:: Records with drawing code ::
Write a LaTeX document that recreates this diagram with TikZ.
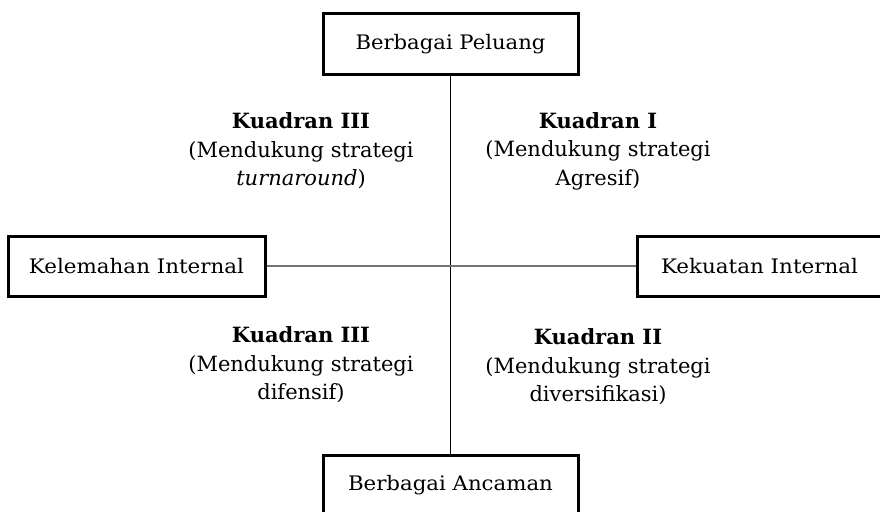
\documentclass[tikz,border=0pt]{standalone}
\usepackage{fontspec}
\setmainfont{DejaVu Serif}
\usepackage{graphicx}
\begin{document}
\begin{tikzpicture}[x=1pt,y=-1pt,
  box/.style={draw=black,line width=3pt,fill=white,rectangle,minimum height=60pt,inner sep=0pt},
  boxtext/.style={font=\fontsize{20}{24}\selectfont},
  quad/.style={align=center,font=\fontsize{21}{28.5}\selectfont,inner sep=0pt},
  axis/.style={line width=1pt}]
\clip (0,0) rectangle (880,511);
\fill[white] (0,0) rectangle (880,511);
\node[box,boxtext,minimum width=255pt] (top) at (450.5,44) {\resizebox{190pt}{\height}{Berbagai Peluang}};
\node[box,boxtext,minimum width=257pt] (left) at (136.5,266) {\resizebox{215pt}{\height}{Kelemahan Internal}};
\node[box,boxtext,minimum width=245pt] (right) at (759.5,266) {\resizebox{197pt}{\height}{Kekuatan Internal}};
\node[box,boxtext,minimum width=255pt] (bottom) at (450.5,485) {\resizebox{205pt}{\height}{Berbagai Ancaman}};
\draw[axis] (top.south) -- (bottom.north);
\draw[axis,draw=black!55,line width=1.4pt] (left.east) -- (right.west);
\node[quad] (q3a) at (301,151) {\textbf{Kuadran III}\\(Mendukung strategi\\\textit{turnaround})};
\node[quad] (q1) at (598,151) {\textbf{Kuadran I}\\(Mendukung strategi\\Agresif)};
\node[quad] (q3b) at (301,365) {\textbf{Kuadran III}\\(Mendukung strategi\\difensif)};
\node[quad] (q2) at (598,367) {\textbf{Kuadran II}\\(Mendukung strategi\\diversifikasi)};
\end{tikzpicture}
\end{document}
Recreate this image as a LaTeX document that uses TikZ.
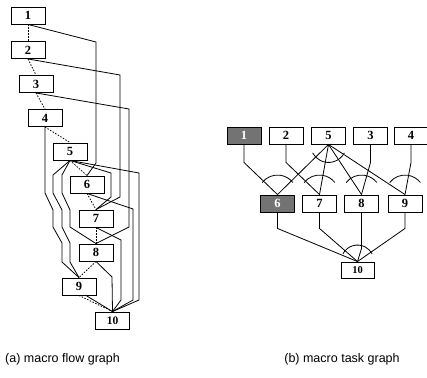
\documentclass[tikz,border=0pt]{standalone}
\usepackage{fontspec}
\setmainfont{Liberation Serif}
\newfontfamily\capfont{Liberation Sans}
\usetikzlibrary{backgrounds,calc}
\definecolor{boxgray}{RGB}{115,115,115}
\tikzset{
 box/.style={draw, fill=white, line width=0.9pt, minimum width=34pt, minimum height=17pt, inner sep=0pt, font=\fontsize{12.5}{12.5}\selectfont\bfseries},
 graybox/.style={box, fill=boxgray, text=white},
 flow/.style={line width=0.8pt, dash pattern=on 1.5pt off 1.5pt},
 dep/.style={line width=0.8pt},
 andarc/.style={line width=0.8pt},
 captext/.style={font=\capfont\fontsize{12.5}{14}\selectfont, inner sep=0pt},
}
\begin{document}
\begin{tikzpicture}[x=1pt,y=-1pt]
\useasboundingbox (0,0) rectangle (427,377);
% ---------- (a) macro flow graph ----------
\node[box] (a1) at (28,15.5) {1};
\node[box] (a2) at (28,50) {2};
\node[box] (a3) at (36,84) {3};
\node[box] (a4) at (45,118) {4};
\node[box] (a5) at (70,151.5) {5};
\node[box] (a6) at (87,184.5) {6};
\node[box] (a7) at (96,218.5) {7};
\node[box] (a8) at (96,252.5) {8};
\node[box] (a9) at (79,286.5) {9};
\node[box, font=\fontsize{11.5}{11.5}\selectfont\bfseries] (a10) at (112.5,320.5) {10};
% ---------- (b) macro task graph ----------
\node[graybox] (b1) at (244,135.5) {1};
\node[box] (b2) at (286,135.5) {2};
\node[box] (b5) at (328.5,135.5) {5};
\node[box] (b3) at (370.5,135.5) {3};
\node[box] (b4) at (411,135.5) {4};
\node[graybox] (b6) at (277.5,203.5) {6};
\node[box] (b7) at (319.5,203.5) {7};
\node[box] (b8) at (361.5,203.5) {8};
\node[box] (b9) at (405,203.5) {9};
\node[box, minimum width=33pt, minimum height=16pt, font=\fontsize{10.5}{10.5}\selectfont\bfseries] (b10) at (357.5,270) {10};
% captions
\node[captext] (capa) at (62.5,359) {(a) macro flow graph};
\node[captext] (capb) at (342,359) {(b) macro task graph};
\begin{pgfonlayer}{background}
% control flow (dotted)
\draw[flow] (a1.south) -- (a2.north);
\draw[flow] (a2.south) -- (a3.north);
\draw[flow] (a3.south) -- (a4.north);
\draw[flow] (a4.south) -- (a5.north);
\draw[flow] (a5.south) -- (a6.north);
\draw[flow] (a6.south) -- (a7.north);
\draw[flow] (a7.south) -- (a8.north);
\draw[flow] (a8.south) -- (a9.north);
\draw[flow] (a9.south) -- (a10.north);
% data dependences (solid)
\draw[dep] (a1.south) -- (96,42) -- (96,163) -- (a6.north);
\draw[dep] (a2.south) -- (120,75) -- (120,197) -- (a7.north);
\draw[dep] (a3.south) -- (129,109) -- (129,227) -- (a8.north);
\draw[dep] (a4.south) -- (45,193) -- (53,210) -- (53,227) -- (62,243) -- (62,262) -- (a9.north);
\draw[dep] (a5.south) -- (53,175) -- (53,193) -- (62,210) -- (62,227) -- (70,243) -- (70,262) -- (a9.north);
\draw[dep] (a5.south) -- (62,175) -- (62,193) -- (70,210) -- (70,227) -- (a8.north);
\draw[dep] (a5.south) -- (111,173) -- (111,197) -- (a7.north);
\draw[dep] (a5.south) -- (139,173) -- (139,300) -- (a10.north);
\draw[dep] (a6.south) -- (133,209) -- (133,300) -- (a10.north);
\draw[dep] (a7.south) -- (121,240) -- (121,300) -- (a10.north);
\draw[dep] (a8.south) -- (112,277) -- (a10.north);
\draw[dep] ($(a9.south)+(7,0)$) -- (a10.north);
% (b) edges
\draw[dep] (b1.south) -- ++(0,18) -- (b6.north);
\draw[dep] (b2.south) -- ++(0,18) -- (b7.north);
\draw[dep] (b3.south) -- ++(0,18) -- (b8.north);
\draw[dep] (b4.south) -- ++(0,18) -- (b9.north);
\foreach \t in {b6,b7,b8,b9} \draw[dep] (b5.south) -- (\t.north);
\draw[dep] (b6.south) -- ++(0,16) -- (b10.north);
\draw[dep] (b7.south) -- ++(0,16) -- (b10.north);
\draw[dep] (b8.south) -- ++(0,36) -- (b10.north);
\draw[dep] (b9.south) -- ++(0,16) -- (b10.north);
\end{pgfonlayer}
% arcs
\foreach \t in {b6,b7,b8,b9}
  \draw[andarc] ([shift={(218:19.5)}]\t.north) arc[start angle=218, end angle=322, radius=19.5];
\draw[andarc] ([shift={(28:18)}]b5.south) arc[start angle=28, end angle=152, radius=18];
\draw[andarc] ([shift={(208:16.5)}]b10.north) arc[start angle=208, end angle=332, radius=16.5];
\end{tikzpicture}
\end{document}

:: Requirement ::
Quote the records above exactly, leaving out any pictures.

:: Reply ::
Write a LaTeX document that recreates this diagram with TikZ.
\documentclass[tikz,border=0pt]{standalone}
\usepackage{fontspec}
\setmainfont{DejaVu Serif}
\usepackage{graphicx}
\begin{document}
\begin{tikzpicture}[x=1pt,y=-1pt,
  box/.style={draw=black,line width=3pt,fill=white,rectangle,minimum height=60pt,inner sep=0pt},
  boxtext/.style={font=\fontsize{20}{24}\selectfont},
  quad/.style={align=center,font=\fontsize{21}{28.5}\selectfont,inner sep=0pt},
  axis/.style={line width=1pt}]
\clip (0,0) rectangle (880,511);
\fill[white] (0,0) rectangle (880,511);
\node[box,boxtext,minimum width=255pt] (top) at (450.5,44) {\resizebox{190pt}{\height}{Berbagai Peluang}};
\node[box,boxtext,minimum width=257pt] (left) at (136.5,266) {\resizebox{215pt}{\height}{Kelemahan Internal}};
\node[box,boxtext,minimum width=245pt] (right) at (759.5,266) {\resizebox{197pt}{\height}{Kekuatan Internal}};
\node[box,boxtext,minimum width=255pt] (bottom) at (450.5,485) {\resizebox{205pt}{\height}{Berbagai Ancaman}};
\draw[axis] (top.south) -- (bottom.north);
\draw[axis,draw=black!55,line width=1.4pt] (left.east) -- (right.west);
\node[quad] (q3a) at (301,151) {\textbf{Kuadran III}\\(Mendukung strategi\\\textit{turnaround})};
\node[quad] (q1) at (598,151) {\textbf{Kuadran I}\\(Mendukung strategi\\Agresif)};
\node[quad] (q3b) at (301,365) {\textbf{Kuadran III}\\(Mendukung strategi\\difensif)};
\node[quad] (q2) at (598,367) {\textbf{Kuadran II}\\(Mendukung strategi\\diversifikasi)};
\end{tikzpicture}
\end{document}
Recreate this image as a LaTeX document that uses TikZ.
\documentclass[tikz,border=0pt]{standalone}
\usepackage{fontspec}
\setmainfont{Liberation Serif}
\newfontfamily\capfont{Liberation Sans}
\usetikzlibrary{backgrounds,calc}
\definecolor{boxgray}{RGB}{115,115,115}
\tikzset{
 box/.style={draw, fill=white, line width=0.9pt, minimum width=34pt, minimum height=17pt, inner sep=0pt, font=\fontsize{12.5}{12.5}\selectfont\bfseries},
 graybox/.style={box, fill=boxgray, text=white},
 flow/.style={line width=0.8pt, dash pattern=on 1.5pt off 1.5pt},
 dep/.style={line width=0.8pt},
 andarc/.style={line width=0.8pt},
 captext/.style={font=\capfont\fontsize{12.5}{14}\selectfont, inner sep=0pt},
}
\begin{document}
\begin{tikzpicture}[x=1pt,y=-1pt]
\useasboundingbox (0,0) rectangle (427,377);
% ---------- (a) macro flow graph ----------
\node[box] (a1) at (28,15.5) {1};
\node[box] (a2) at (28,50) {2};
\node[box] (a3) at (36,84) {3};
\node[box] (a4) at (45,118) {4};
\node[box] (a5) at (70,151.5) {5};
\node[box] (a6) at (87,184.5) {6};
\node[box] (a7) at (96,218.5) {7};
\node[box] (a8) at (96,252.5) {8};
\node[box] (a9) at (79,286.5) {9};
\node[box, font=\fontsize{11.5}{11.5}\selectfont\bfseries] (a10) at (112.5,320.5) {10};
% ---------- (b) macro task graph ----------
\node[graybox] (b1) at (244,135.5) {1};
\node[box] (b2) at (286,135.5) {2};
\node[box] (b5) at (328.5,135.5) {5};
\node[box] (b3) at (370.5,135.5) {3};
\node[box] (b4) at (411,135.5) {4};
\node[graybox] (b6) at (277.5,203.5) {6};
\node[box] (b7) at (319.5,203.5) {7};
\node[box] (b8) at (361.5,203.5) {8};
\node[box] (b9) at (405,203.5) {9};
\node[box, minimum width=33pt, minimum height=16pt, font=\fontsize{10.5}{10.5}\selectfont\bfseries] (b10) at (357.5,270) {10};
% captions
\node[captext] (capa) at (62.5,359) {(a) macro flow graph};
\node[captext] (capb) at (342,359) {(b) macro task graph};
\begin{pgfonlayer}{background}
% control flow (dotted)
\draw[flow] (a1.south) -- (a2.north);
\draw[flow] (a2.south) -- (a3.north);
\draw[flow] (a3.south) -- (a4.north);
\draw[flow] (a4.south) -- (a5.north);
\draw[flow] (a5.south) -- (a6.north);
\draw[flow] (a6.south) -- (a7.north);
\draw[flow] (a7.south) -- (a8.north);
\draw[flow] (a8.south) -- (a9.north);
\draw[flow] (a9.south) -- (a10.north);
% data dependences (solid)
\draw[dep] (a1.south) -- (96,42) -- (96,163) -- (a6.north);
\draw[dep] (a2.south) -- (120,75) -- (120,197) -- (a7.north);
\draw[dep] (a3.south) -- (129,109) -- (129,227) -- (a8.north);
\draw[dep] (a4.south) -- (45,193) -- (53,210) -- (53,227) -- (62,243) -- (62,262) -- (a9.north);
\draw[dep] (a5.south) -- (53,175) -- (53,193) -- (62,210) -- (62,227) -- (70,243) -- (70,262) -- (a9.north);
\draw[dep] (a5.south) -- (62,175) -- (62,193) -- (70,210) -- (70,227) -- (a8.north);
\draw[dep] (a5.south) -- (111,173) -- (111,197) -- (a7.north);
\draw[dep] (a5.south) -- (139,173) -- (139,300) -- (a10.north);
\draw[dep] (a6.south) -- (133,209) -- (133,300) -- (a10.north);
\draw[dep] (a7.south) -- (121,240) -- (121,300) -- (a10.north);
\draw[dep] (a8.south) -- (112,277) -- (a10.north);
\draw[dep] ($(a9.south)+(7,0)$) -- (a10.north);
% (b) edges
\draw[dep] (b1.south) -- ++(0,18) -- (b6.north);
\draw[dep] (b2.south) -- ++(0,18) -- (b7.north);
\draw[dep] (b3.south) -- ++(0,18) -- (b8.north);
\draw[dep] (b4.south) -- ++(0,18) -- (b9.north);
\foreach \t in {b6,b7,b8,b9} \draw[dep] (b5.south) -- (\t.north);
\draw[dep] (b6.south) -- ++(0,16) -- (b10.north);
\draw[dep] (b7.south) -- ++(0,16) -- (b10.north);
\draw[dep] (b8.south) -- ++(0,36) -- (b10.north);
\draw[dep] (b9.south) -- ++(0,16) -- (b10.north);
\end{pgfonlayer}
% arcs
\foreach \t in {b6,b7,b8,b9}
  \draw[andarc] ([shift={(218:19.5)}]\t.north) arc[start angle=218, end angle=322, radius=19.5];
\draw[andarc] ([shift={(28:18)}]b5.south) arc[start angle=28, end angle=152, radius=18];
\draw[andarc] ([shift={(208:16.5)}]b10.north) arc[start angle=208, end angle=332, radius=16.5];
\end{tikzpicture}
\end{document}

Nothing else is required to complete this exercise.